Jackie Curtis a eu cette phrase, qui me semble correspondre à votre idéal de vie : "I'm not a boy, I'm not a girl. I'm me. I'm Jackie". Cela vous parle-t-il ?

Qui que vous soyez, vous serez toujours rejeté par quelqu’un. Ce n’est pas une freaky expérience. Etre aimé par tout le monde, cela n’arrive à personne. C’est un fait. Le fait d’être un transsexuel ne donne pas une plus-value sur ce point, si ce n’est une plus grande sensibilité et un fleuve plus à traverser pour atteindre son objectif.
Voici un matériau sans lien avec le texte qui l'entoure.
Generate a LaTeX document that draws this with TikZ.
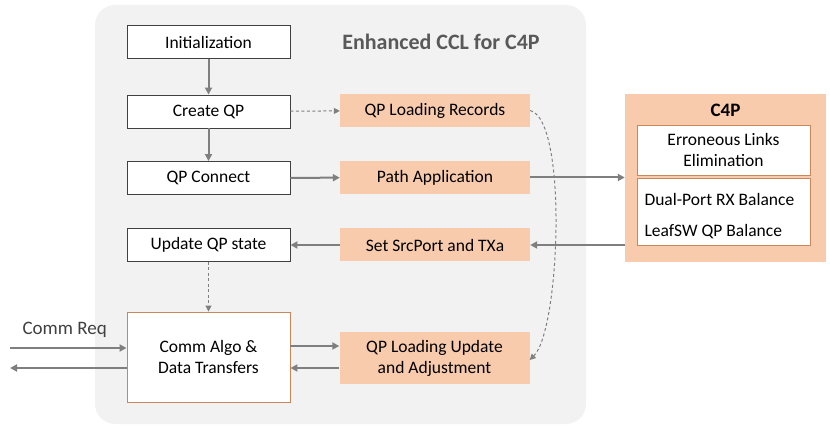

Sur "Epilepsy is dancing", il y a cette phrase "She’s the Christ now departing". J’ai trouvé cette phrase magnifique, et pleine de mystère.

Il y a sur l’album cette thématique, cette idée que Jésus aurait pu être une femme. J’ai été élevé dans la tradition catholique, et sans être croyant, je m’intéresse de près à ses institutions, car elles sont pour moi totalement corrompues et porteuses de malheur. Selon moi, elles gagneraient à s’intéresser aux nouvelles théories, notamment cette idée que Jésus aurait pu être une femme. Appelons cela ma prescription religieuse, celle que je ferai au pape si je le rencontrais… A la fin de mon dernier EP, il y a ce murmure qui raconte la montée des eaux, le peuple est regroupé sur une montagne et soudain un visage apparaît, plein d’espoir. C’est cette femme. C’est le début d’un nouveau monde et d’une nouvelle vision.

En parlant de religion, il y a cette chanson sur le EP, sûrement la meilleure, "Shake that devil".

Pour laquelle j’ai emprunté le handshaking typique des gospels négro-américains. Cela fait parti de l’histoire, cette chanson parle des mauvais esprits, ceux que l’on éloigne en tapant dans ses mains. C’était important pour moi qu’elle sorte avant les élections… (Sourire).